Set exercise: Omitting the pictures, copy exactly each line from the one containing "Output the Python" up to and including the one containing "from matplotlib.colors import".

Data provided:
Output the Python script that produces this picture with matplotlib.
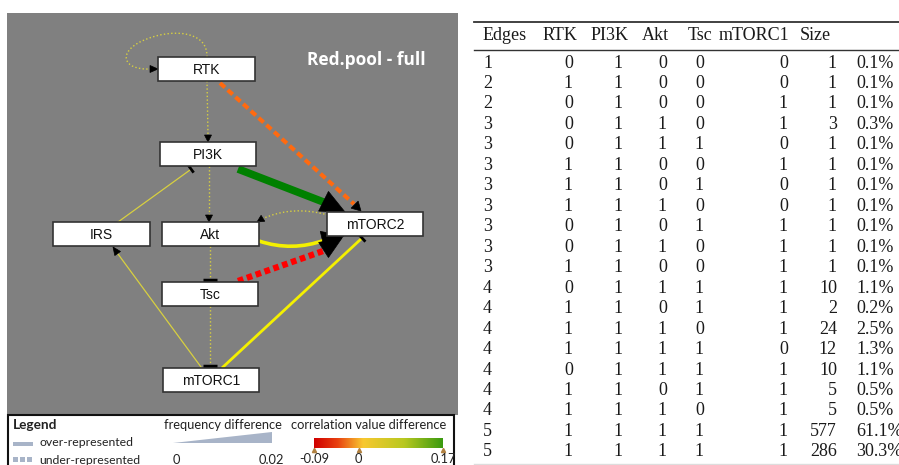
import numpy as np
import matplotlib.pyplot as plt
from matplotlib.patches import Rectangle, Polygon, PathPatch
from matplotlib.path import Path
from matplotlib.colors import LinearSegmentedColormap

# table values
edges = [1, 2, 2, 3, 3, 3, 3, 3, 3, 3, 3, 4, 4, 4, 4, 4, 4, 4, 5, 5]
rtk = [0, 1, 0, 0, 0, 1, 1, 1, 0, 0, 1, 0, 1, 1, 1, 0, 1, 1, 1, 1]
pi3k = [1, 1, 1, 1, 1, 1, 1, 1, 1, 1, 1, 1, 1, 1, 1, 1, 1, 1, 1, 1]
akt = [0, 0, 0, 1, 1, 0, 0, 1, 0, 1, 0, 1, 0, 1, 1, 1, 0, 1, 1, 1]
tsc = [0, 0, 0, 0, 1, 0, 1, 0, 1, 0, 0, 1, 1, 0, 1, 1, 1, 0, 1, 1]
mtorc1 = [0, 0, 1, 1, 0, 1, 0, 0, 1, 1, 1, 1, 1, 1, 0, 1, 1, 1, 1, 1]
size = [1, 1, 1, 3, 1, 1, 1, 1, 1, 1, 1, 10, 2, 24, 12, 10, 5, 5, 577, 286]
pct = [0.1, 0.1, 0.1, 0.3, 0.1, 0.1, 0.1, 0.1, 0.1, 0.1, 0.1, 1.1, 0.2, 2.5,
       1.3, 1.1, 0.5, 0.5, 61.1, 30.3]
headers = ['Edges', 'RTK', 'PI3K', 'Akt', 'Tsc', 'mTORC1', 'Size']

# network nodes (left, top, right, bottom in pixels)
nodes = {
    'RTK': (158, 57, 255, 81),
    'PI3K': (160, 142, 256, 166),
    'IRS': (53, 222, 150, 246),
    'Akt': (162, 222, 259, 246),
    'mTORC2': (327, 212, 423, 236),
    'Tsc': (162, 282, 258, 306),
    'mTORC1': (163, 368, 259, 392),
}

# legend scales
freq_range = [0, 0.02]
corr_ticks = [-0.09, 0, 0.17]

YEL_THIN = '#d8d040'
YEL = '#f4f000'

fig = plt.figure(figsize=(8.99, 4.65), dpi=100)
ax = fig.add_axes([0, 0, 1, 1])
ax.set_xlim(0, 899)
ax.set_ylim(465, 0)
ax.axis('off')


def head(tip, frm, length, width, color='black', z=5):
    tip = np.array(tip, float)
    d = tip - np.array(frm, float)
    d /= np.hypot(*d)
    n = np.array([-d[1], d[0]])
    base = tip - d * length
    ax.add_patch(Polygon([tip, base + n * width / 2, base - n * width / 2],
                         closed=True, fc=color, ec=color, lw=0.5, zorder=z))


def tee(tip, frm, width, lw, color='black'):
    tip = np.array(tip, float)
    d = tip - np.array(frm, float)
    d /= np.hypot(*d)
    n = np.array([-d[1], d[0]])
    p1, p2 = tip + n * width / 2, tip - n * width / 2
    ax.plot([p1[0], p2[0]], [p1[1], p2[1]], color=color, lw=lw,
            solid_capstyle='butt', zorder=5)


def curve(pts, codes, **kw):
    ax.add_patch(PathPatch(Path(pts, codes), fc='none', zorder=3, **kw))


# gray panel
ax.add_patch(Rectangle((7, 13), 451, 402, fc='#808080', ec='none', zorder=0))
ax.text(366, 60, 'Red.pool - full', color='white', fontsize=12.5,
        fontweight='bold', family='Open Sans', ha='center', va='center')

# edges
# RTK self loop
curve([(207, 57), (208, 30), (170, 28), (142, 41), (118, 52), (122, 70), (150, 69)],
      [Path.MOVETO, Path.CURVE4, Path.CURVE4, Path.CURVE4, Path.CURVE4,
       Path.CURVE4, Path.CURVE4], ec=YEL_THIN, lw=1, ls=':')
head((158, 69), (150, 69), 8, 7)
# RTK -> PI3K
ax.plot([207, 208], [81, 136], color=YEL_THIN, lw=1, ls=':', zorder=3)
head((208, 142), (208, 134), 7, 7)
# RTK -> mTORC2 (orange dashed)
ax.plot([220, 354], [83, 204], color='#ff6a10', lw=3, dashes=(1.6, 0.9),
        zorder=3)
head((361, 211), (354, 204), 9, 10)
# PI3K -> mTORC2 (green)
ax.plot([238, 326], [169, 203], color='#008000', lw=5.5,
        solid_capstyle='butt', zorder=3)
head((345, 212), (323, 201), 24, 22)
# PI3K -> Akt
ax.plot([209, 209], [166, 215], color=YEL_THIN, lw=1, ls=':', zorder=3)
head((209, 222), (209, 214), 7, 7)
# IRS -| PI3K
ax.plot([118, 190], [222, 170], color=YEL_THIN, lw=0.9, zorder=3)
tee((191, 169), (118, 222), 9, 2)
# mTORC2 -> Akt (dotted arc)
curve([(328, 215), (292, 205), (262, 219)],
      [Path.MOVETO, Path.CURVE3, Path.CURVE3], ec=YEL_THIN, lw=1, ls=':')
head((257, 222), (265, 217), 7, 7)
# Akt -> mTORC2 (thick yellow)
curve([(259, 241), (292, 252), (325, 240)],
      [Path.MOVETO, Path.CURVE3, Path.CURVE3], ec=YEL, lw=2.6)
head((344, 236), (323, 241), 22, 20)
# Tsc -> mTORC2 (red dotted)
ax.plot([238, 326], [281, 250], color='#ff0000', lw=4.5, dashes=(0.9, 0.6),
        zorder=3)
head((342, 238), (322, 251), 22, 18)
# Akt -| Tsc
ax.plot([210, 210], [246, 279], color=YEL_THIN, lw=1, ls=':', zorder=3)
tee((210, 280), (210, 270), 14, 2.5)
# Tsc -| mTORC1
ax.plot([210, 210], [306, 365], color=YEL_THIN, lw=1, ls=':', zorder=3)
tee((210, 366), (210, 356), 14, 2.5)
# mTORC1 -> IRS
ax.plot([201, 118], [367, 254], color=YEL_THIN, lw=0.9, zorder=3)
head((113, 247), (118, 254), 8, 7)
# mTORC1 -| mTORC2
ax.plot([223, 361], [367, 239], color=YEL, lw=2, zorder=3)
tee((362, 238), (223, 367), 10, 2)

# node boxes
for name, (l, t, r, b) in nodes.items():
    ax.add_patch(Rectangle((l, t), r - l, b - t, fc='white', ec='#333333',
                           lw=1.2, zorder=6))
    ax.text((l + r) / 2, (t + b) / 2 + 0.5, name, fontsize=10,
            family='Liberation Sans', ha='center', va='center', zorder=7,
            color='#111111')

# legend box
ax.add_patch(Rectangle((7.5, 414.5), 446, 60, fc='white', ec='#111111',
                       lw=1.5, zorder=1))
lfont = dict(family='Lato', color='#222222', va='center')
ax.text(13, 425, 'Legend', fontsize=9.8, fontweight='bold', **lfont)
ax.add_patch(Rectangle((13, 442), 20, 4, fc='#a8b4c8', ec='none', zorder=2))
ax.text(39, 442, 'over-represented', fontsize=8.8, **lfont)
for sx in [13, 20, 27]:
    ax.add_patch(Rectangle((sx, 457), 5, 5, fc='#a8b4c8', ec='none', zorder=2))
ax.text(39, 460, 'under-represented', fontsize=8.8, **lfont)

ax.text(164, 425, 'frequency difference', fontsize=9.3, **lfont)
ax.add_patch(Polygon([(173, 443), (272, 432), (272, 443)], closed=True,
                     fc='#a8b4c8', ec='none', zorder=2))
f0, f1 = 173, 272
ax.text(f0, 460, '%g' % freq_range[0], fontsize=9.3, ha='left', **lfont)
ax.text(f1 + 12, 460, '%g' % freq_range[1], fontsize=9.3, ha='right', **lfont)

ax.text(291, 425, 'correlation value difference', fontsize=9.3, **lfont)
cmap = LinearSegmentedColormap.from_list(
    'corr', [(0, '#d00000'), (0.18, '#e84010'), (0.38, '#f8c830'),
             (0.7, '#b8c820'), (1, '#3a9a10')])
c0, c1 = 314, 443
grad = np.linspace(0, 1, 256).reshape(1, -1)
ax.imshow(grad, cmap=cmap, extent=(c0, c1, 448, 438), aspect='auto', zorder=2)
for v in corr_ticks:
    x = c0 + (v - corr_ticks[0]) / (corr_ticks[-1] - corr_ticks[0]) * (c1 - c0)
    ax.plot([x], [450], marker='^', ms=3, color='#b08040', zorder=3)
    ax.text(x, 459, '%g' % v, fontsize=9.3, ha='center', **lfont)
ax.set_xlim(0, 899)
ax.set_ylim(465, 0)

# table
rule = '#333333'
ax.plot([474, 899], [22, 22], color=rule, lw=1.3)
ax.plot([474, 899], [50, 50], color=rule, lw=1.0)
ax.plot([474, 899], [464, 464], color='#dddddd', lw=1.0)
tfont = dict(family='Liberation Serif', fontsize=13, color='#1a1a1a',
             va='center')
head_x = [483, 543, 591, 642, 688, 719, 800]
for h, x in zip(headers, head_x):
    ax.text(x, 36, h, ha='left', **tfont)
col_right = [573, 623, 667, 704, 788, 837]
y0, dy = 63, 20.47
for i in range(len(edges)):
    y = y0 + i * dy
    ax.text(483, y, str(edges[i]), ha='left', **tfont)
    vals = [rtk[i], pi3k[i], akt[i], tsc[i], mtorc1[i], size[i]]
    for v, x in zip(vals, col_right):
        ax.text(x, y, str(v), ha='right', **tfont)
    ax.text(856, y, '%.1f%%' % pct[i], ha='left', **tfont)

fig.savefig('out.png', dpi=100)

* * *

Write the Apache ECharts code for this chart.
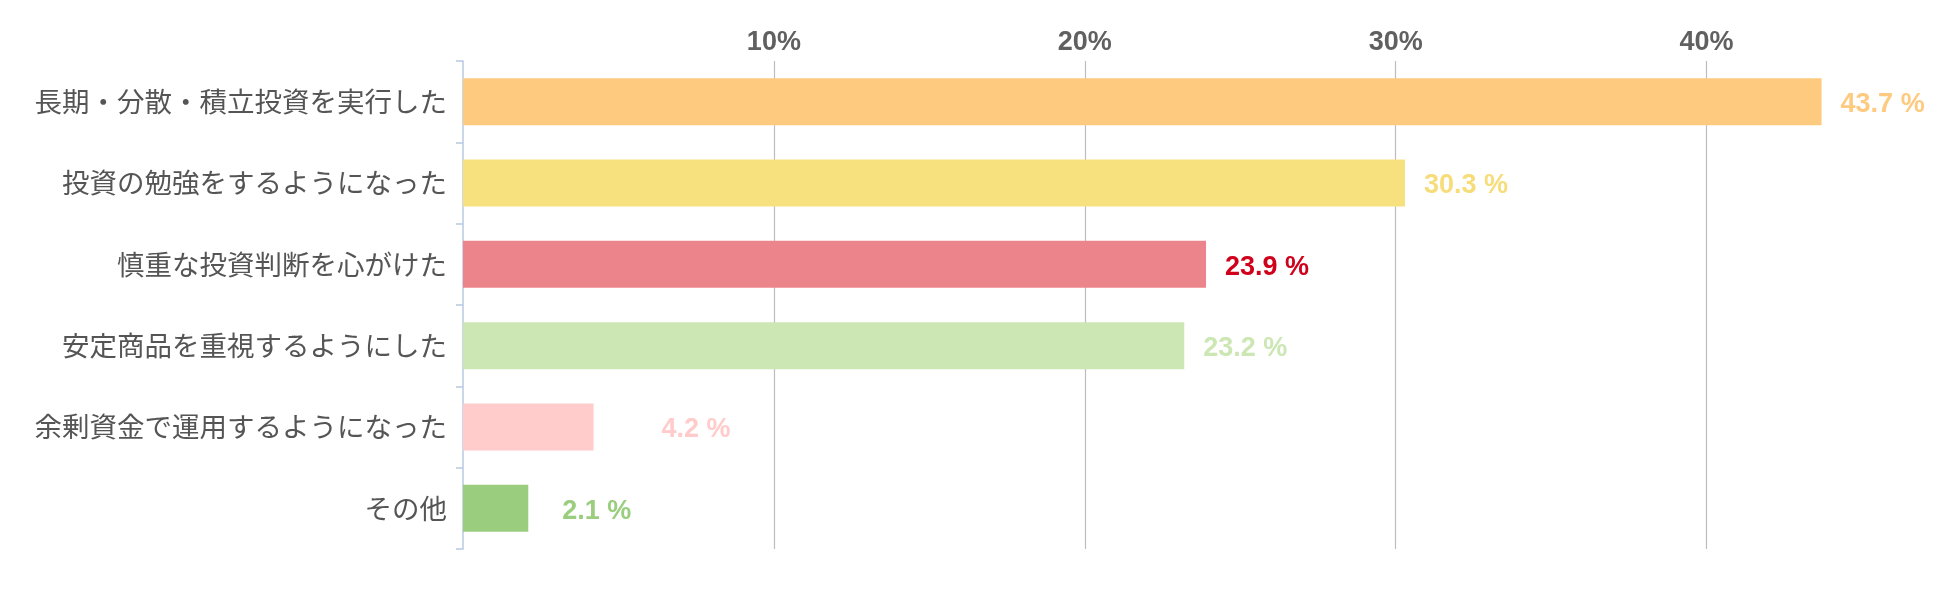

Worked answer:
Output the Python script that produces this picture with matplotlib.
import numpy as np
import matplotlib.pyplot as plt
from matplotlib.patches import Rectangle, Polygon, PathPatch
from matplotlib.path import Path
from matplotlib.colors import LinearSegmentedColormap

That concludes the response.